In 2016, Journalist Lucy Siegle calculated that it would take H&M up to 12 years to use just 1,000 tons of clothing waste with current textile fibre recycling technology – the same amount it was then selling in just 48 hours. While taking back clothing is a step in the right direction, using the word recycling so loosely (down-cycling would be more accurate) to encourage buying more is greenwashing.
Talking vs. Doing
If a brand talks about ensuring their workers are paid at least the minimum wage in the country of manufacture, they are doing the very least that is required by law, and don’t deserve to be congratulated. It’s the law. Many countries have a minimum wage, and it is the legal lowest wage a company can pay its workers. If a company says it is paying its workers a living wage, it pays to scrutinise the fine print. Some brands define a living wage as meeting “minimum wage in country of manufacture”. Oxfam however, along with many industry organisations, define a living wage as “sufficient to afford a decent standard of living for the worker and her or his family, including food, housing, healthcare, clothing, transportation, utilities, childcare, education, discretionary money and provision for unexpected events.”
In Bangladesh, where wages are some of the lowest, the minimum wage sits at less than a third living wage levels. Using the words ‘Living Wages’ when you mean minimum wages, which keep garment workers in a cycle of poverty, counts as greenwashing.
How transparent are they, really? It’s easy to make vague claims of being ethical or environmentally friendly; it’s a lot harder to implement this across a supply chain. Ideally brands will have specific information on the kinds of materials they use, their factories and what kinds of policies and programs they have to ensure fair wages, safety and environmental protection. The amount of information brands share can be a helpful tool in determining their credibility.

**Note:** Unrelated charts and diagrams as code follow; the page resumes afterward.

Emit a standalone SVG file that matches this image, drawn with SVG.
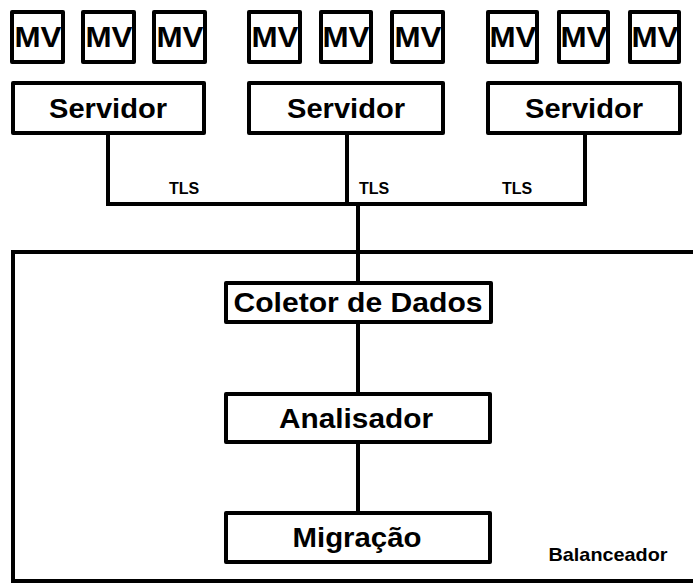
<svg xmlns="http://www.w3.org/2000/svg" width="693" height="583" viewBox="0 0 693 583">
<style>
.box{fill:#fff;stroke:#000;stroke-width:4;stroke-linejoin:round}
.ln{fill:none;stroke:#000;stroke-width:4;stroke-linecap:square}
.t{font-family:"Liberation Sans",Arial,sans-serif;font-weight:bold;fill:#000;text-anchor:middle}
.mv{font-size:29px}
.big{font-size:28px}
.sm{font-size:16px}
</style>
<rect width="693" height="583" fill="#fff"/>
<g id="balanceador">
<path class="ln" d="M700 252 H13 V581 H700" style="stroke-linecap:butt"/>
<text class="t" x="608" y="561" font-size="19" textLength="119" lengthAdjust="spacingAndGlyphs">Balanceador</text>
</g>
<g id="connectors">
<path class="ln" d="M108 133 V204 H585 V133"/>
<path class="ln" d="M347 133 V204"/>
<path class="ln" d="M358 204 V283"/>
<path class="ln" d="M358 322 V394"/>
<path class="ln" d="M358 442 V513"/>
<text class="t sm" x="184" y="194">TLS</text>
<text class="t sm" x="374" y="194">TLS</text>
<text class="t sm" x="517" y="194">TLS</text>
</g>
<g id="mv1"><rect class="box" x="12" y="12" width="51" height="50"/><text class="t mv" x="38" y="47" textLength="47" lengthAdjust="spacingAndGlyphs">MV</text></g>
<g id="mv2"><rect class="box" x="83" y="12" width="51" height="50"/><text class="t mv" x="109" y="47" textLength="47" lengthAdjust="spacingAndGlyphs">MV</text></g>
<g id="mv3"><rect class="box" x="154" y="12" width="51" height="50"/><text class="t mv" x="180" y="47" textLength="47" lengthAdjust="spacingAndGlyphs">MV</text></g>
<g id="mv4"><rect class="box" x="249" y="12" width="51" height="50"/><text class="t mv" x="275" y="47" textLength="47" lengthAdjust="spacingAndGlyphs">MV</text></g>
<g id="mv5"><rect class="box" x="321" y="12" width="50" height="50"/><text class="t mv" x="346" y="47" textLength="47" lengthAdjust="spacingAndGlyphs">MV</text></g>
<g id="mv6"><rect class="box" x="392" y="12" width="51" height="50"/><text class="t mv" x="418" y="47" textLength="47" lengthAdjust="spacingAndGlyphs">MV</text></g>
<g id="mv7"><rect class="box" x="488" y="12" width="49" height="50"/><text class="t mv" x="513" y="47" textLength="47" lengthAdjust="spacingAndGlyphs">MV</text></g>
<g id="mv8"><rect class="box" x="559" y="12" width="49" height="50"/><text class="t mv" x="584" y="47" textLength="47" lengthAdjust="spacingAndGlyphs">MV</text></g>
<g id="mv9"><rect class="box" x="630" y="12" width="49" height="50"/><text class="t mv" x="655" y="47" textLength="47" lengthAdjust="spacingAndGlyphs">MV</text></g>
<g id="servidor1"><rect class="box" x="13" y="83" width="191" height="50"/><text class="t big" x="108" y="118" textLength="118" lengthAdjust="spacingAndGlyphs">Servidor</text></g>
<g id="servidor2"><rect class="box" x="249" y="83" width="194" height="50"/><text class="t big" x="346" y="118" textLength="118" lengthAdjust="spacingAndGlyphs">Servidor</text></g>
<g id="servidor3"><rect class="box" x="488" y="83" width="192" height="50"/><text class="t big" x="584" y="118" textLength="118" lengthAdjust="spacingAndGlyphs">Servidor</text></g>
<g id="coletor"><rect class="box" x="226" y="283" width="265" height="39"/><text class="t big" x="358" y="312" textLength="249" lengthAdjust="spacingAndGlyphs">Coletor de Dados</text></g>
<g id="analisador"><rect class="box" x="226" y="394" width="264" height="48"/><text class="t big" x="356" y="428" textLength="154" lengthAdjust="spacingAndGlyphs">Analisador</text></g>
<g id="migracao"><rect class="box" x="226" y="513" width="264" height="49"/><text class="t big" x="357" y="547" textLength="129" lengthAdjust="spacingAndGlyphs">Migração</text></g>
</svg>
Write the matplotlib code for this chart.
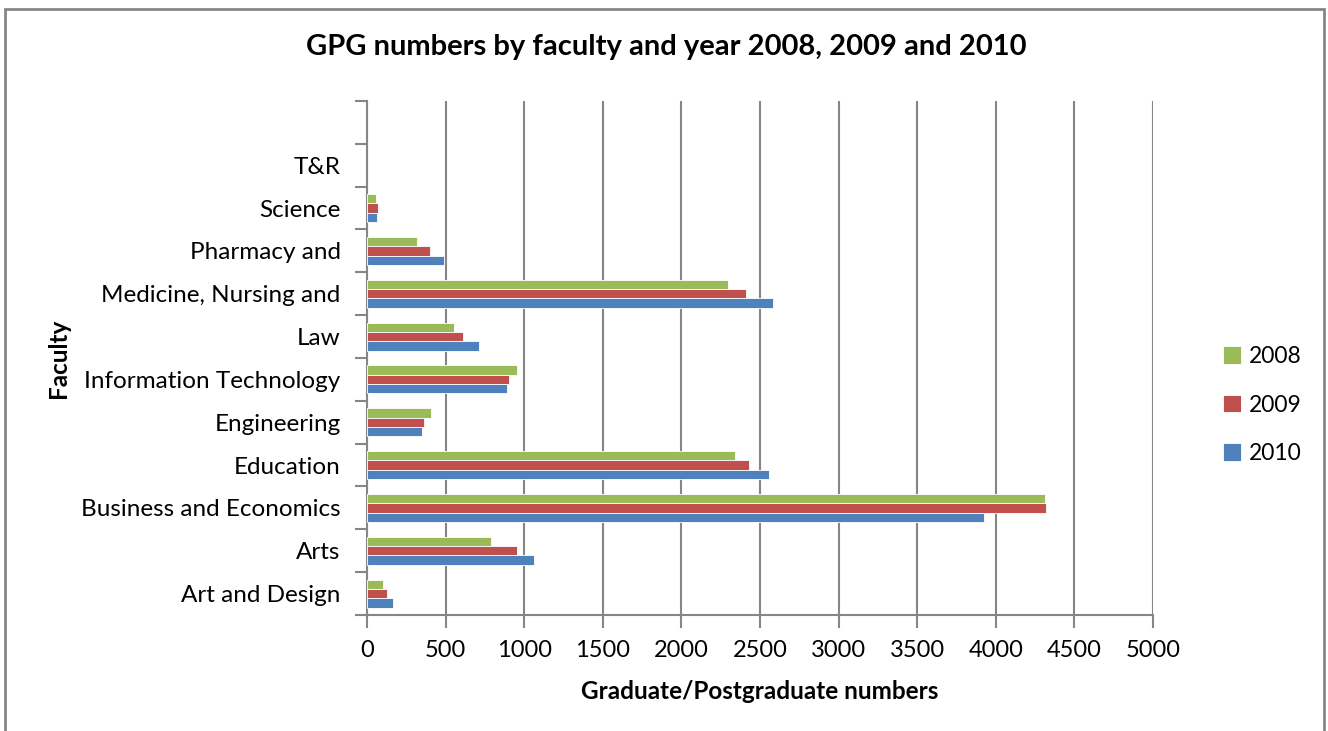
import numpy as np
import matplotlib.pyplot as plt
from matplotlib.patches import Rectangle

faculties = ["Art and Design", "Arts", "Business and Economics", "Education",
             "Engineering", "Information Technology", "Law",
             "Medicine, Nursing and", "Pharmacy and", "Science", "T&R", ""]
years = ["2008", "2009", "2010"]
gpg_2008 = [100, 790, 4310, 2340, 410, 955, 552, 2296, 317, 55, 0, 0]
gpg_2009 = [130, 957, 4318, 2428, 365, 902, 611, 2411, 400, 68, 0, 0]
gpg_2010 = [163, 1060, 3926, 2555, 348, 891, 715, 2585, 489, 64, 0, 0]
xticks = [0, 500, 1000, 1500, 2000, 2500, 3000, 3500, 4000, 4500, 5000]

colors = {"2008": "#9BBB59", "2009": "#C0504D", "2010": "#4F81BD"}
grid_c = "#868686"
plt.rcParams['font.family'] = ['Lato', 'DejaVu Sans']

fig = plt.figure(figsize=(13.28, 7.31), dpi=100)
ax = fig.add_axes([367/1328, 1 - 615/731, (1153-367)/1328, (615-101)/731])

y = np.arange(len(faculties))
h = 0.218
series = [("2008", gpg_2008, h), ("2009", gpg_2009, 0), ("2010", gpg_2010, -h)]
for name, vals, off in series:
    lw = [0.6 if v > 0 else 0 for v in vals]
    ax.barh(y + off, vals, height=h, color=colors[name], edgecolor="white",
            linewidth=lw, zorder=3, label=name)

ax.set_xlim(0, 5000)
ax.set_ylim(-0.5, len(faculties) - 0.5)
ax.set_xticks(xticks)
ax.set_xticklabels([str(t) for t in xticks], fontsize=17)
# group boundaries get the tick marks, category centres get the labels
ax.set_yticks(np.arange(len(faculties) + 1) - 0.5, minor=False)
ax.set_yticklabels([])
ax.set_yticks(y, minor=True)
ax.set_yticklabels(faculties, minor=True, fontsize=17.5)
ax.tick_params(axis='y', which='minor', length=0, pad=19)
ax.tick_params(axis='y', which='major', length=9, width=1.5, color=grid_c)
ax.tick_params(axis='x', length=9, width=1.5, color=grid_c, pad=9)

ax.grid(axis='x', color=grid_c, linewidth=1.5, zorder=0)
ax.set_axisbelow(True)
for s in ["top", "right"]:
    ax.spines[s].set_visible(False)
for s in ["left", "bottom"]:
    ax.spines[s].set_color(grid_c)
    ax.spines[s].set_linewidth(1.5)

ax.set_xlabel("Graduate/Postgraduate numbers", fontsize=17.5, fontweight="bold", labelpad=14)
ax.set_ylabel("Faculty", fontsize=17.5, fontweight="bold")
ax.yaxis.set_label_coords(-(367-70)/786, 0.5)

fig.suptitle("GPG numbers by faculty and year 2008, 2009 and 2010", x=666/1328,
             y=1 - 47/731, va="center", fontsize=21, fontweight="bold")

handles, labels = ax.get_legend_handles_labels()
fig.legend(handles, labels, loc="center left", bbox_to_anchor=(1202/1328, 1 - 405/731),
           frameon=False, fontsize=16.5, handlelength=0.8, handleheight=0.8,
           labelspacing=1.2, handletextpad=0.35)

fig.add_artist(Rectangle((5/1328, -0.05), (1324-5)/1328, 1.05 - 9/731,
                         transform=fig.transFigure, fill=False,
                         edgecolor=grid_c, linewidth=2))

fig.savefig("out.png", dpi=100)
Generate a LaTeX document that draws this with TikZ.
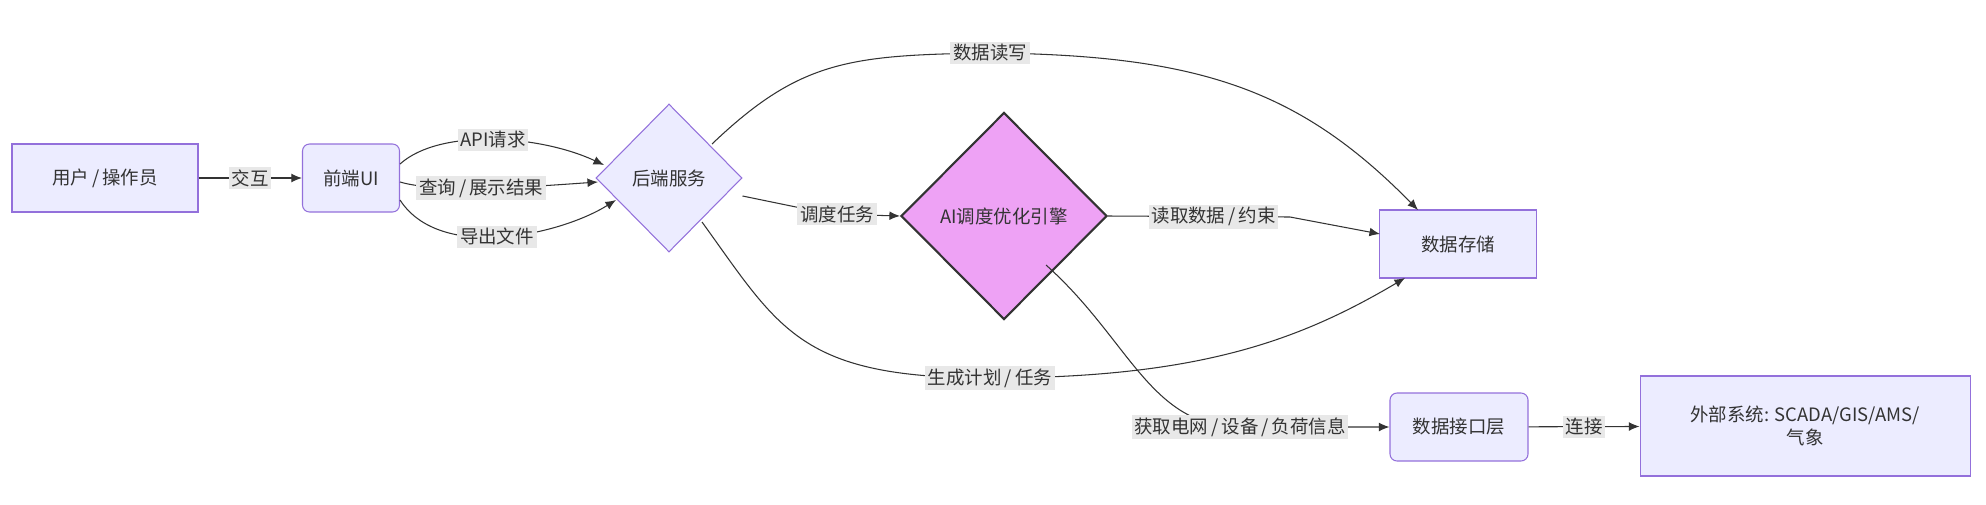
\documentclass[tikz,border=0pt]{standalone}
\usepackage{fontspec}
\setmainfont{Noto Sans CJK SC}
\usetikzlibrary{shapes.geometric,arrows.meta}
\definecolor{nfill}{HTML}{ECECFF}
\definecolor{nline}{HTML}{9370DB}
\definecolor{lbg}{HTML}{E8E8E8}
\definecolor{ln}{HTML}{333333}
\definecolor{aifill}{HTML}{EEA2F5}
\begin{document}
\begin{tikzpicture}[x=0.02cm,y=-0.02cm,
  every node/.style={font=\fontsize{10.5}{13.5}\selectfont, text=ln},
  box/.style={draw=nline, fill=nfill, line width=0.6pt, minimum height=68*0.02cm, inner sep=0pt},
  rbox/.style={box, rounded corners=4pt},
  dia/.style={diamond, draw=nline, fill=nfill, line width=0.6pt, inner sep=0pt, aspect=1},
  lab/.style={fill=lbg, inner sep=1.5pt},
  arr/.style={draw=ln, line width=0.6pt, -{Latex[length=6pt,width=5pt]}}]
\useasboundingbox (0,0) rectangle (1986,504);
\node[box, minimum width=186*0.02cm] (u) at (105,178) {用户\,/\,操作员};
\node[rbox, minimum width=97*0.02cm] (f) at (351,178) {前端UI};
\node[dia, minimum width=146*0.02cm, minimum height=148*0.02cm] (b) at (669,178) {后端服务};
\node[diamond, draw=ln, fill=aifill, line width=1.2pt, inner sep=0pt, minimum width=206*0.02cm, minimum height=207*0.02cm] (ai) at (1004,216) {AI调度优化引擎};
\node[box, minimum width=157*0.02cm] (s) at (1458,244) {数据存储};
\node[rbox, minimum width=138*0.02cm] (di) at (1459,427) {数据接口层};
\node[box, minimum width=330*0.02cm, minimum height=100*0.02cm, align=center] (ext) at (1805,426) {外部系统: SCADA/GIS/AMS/\\气象};

\draw[arr] (u) -- node[lab]{交互} (f);
\draw[arr] (f.east |- 0,164) .. controls (440,128) and (540,135) .. (604,165) node[pos=0.5,lab]{API请求};
\draw[arr] (f.east |- 0,182) .. controls (440,194) and (540,186) .. (598,182) node[pos=0.45,lab]{查询\,/\,展示结果};
\draw[arr] (f.east |- 0,200) .. controls (440,262) and (560,235) .. (616,200) node[pos=0.48,lab]{导出文件};
\draw[arr] (b.east |- 0,196) -- (830,214) -- node[lab,pos=0.1]{调度任务} (ai.west);
\draw[arr] (712,144) .. controls (800,60) and (850,55) .. (990,53) node[lab]{数据读写} .. controls (1200,55) and (1300,90) .. (1418,210);
\draw[arr] (ai.east) -- (1290,217) node[lab,pos=0.58]{读取数据\,/\,约束} -- (1380,234);
\draw[arr] (702,222) .. controls (780,330) and (800,378) .. (990,378) node[lab]{生成计划\,/\,任务} .. controls (1200,378) and (1300,340) .. (1405,278);
\draw[arr] (1046,265) .. controls (1130,340) and (1150,427) .. (1240,427) node[lab]{获取电网\,/\,设备\,/\,负荷信息} -- (di.west);
\draw[arr] (di) -- node[lab]{连接} (ext);
\end{tikzpicture}
\end{document}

The supply chain within clothing manufacturing is complicated. A brand may have employed the services on one company who then passes the work to another without the brand’s knowledge. Even brands that do give details may not be as genuine as they seem. Specificity is key. “We’re doing these specific things to reduce our impact” is a far stronger signal than the vague “we try to reduce our impact”. If the brand does not have this information readily available, do they answer your questions? If a brand doesn’t know its own supply chain, how can it claim to be ethical?
How to Avoid Greenwashing in Fashion
In a nutshell, you want to look for discrepancies between what a brand is saying and what they’re doing. It always pays to look past the marketing language designed to appeal to your emotions and ask your own questions. One of the greatest advantages we have as consumers today is the availability of information and direct access allowing us to communicate with brands.
Knowledge is power so do your research and trust your instinct. Look for claims that are backed up by standards, like GOTS certified organic and fairtrade, and avoid generic terms like sustainable and eco-friendly that lack specific meaning. Seek out fashion brands that are looking beyond the most easily achievable and easily marketable sustainability issues, and tackling the complex and challenging issues deep in their supply chains.
It is likely that no brand will be perfect, but check for the areas that resonate with your own ethos – start from what your main concerns are and then tick off as many requirements that are meaningful to you, whether it be vegan, workers’ rights or environmental impact. Meanwhile, we will continue to hunt down the brands that are doing better, so you have a choice.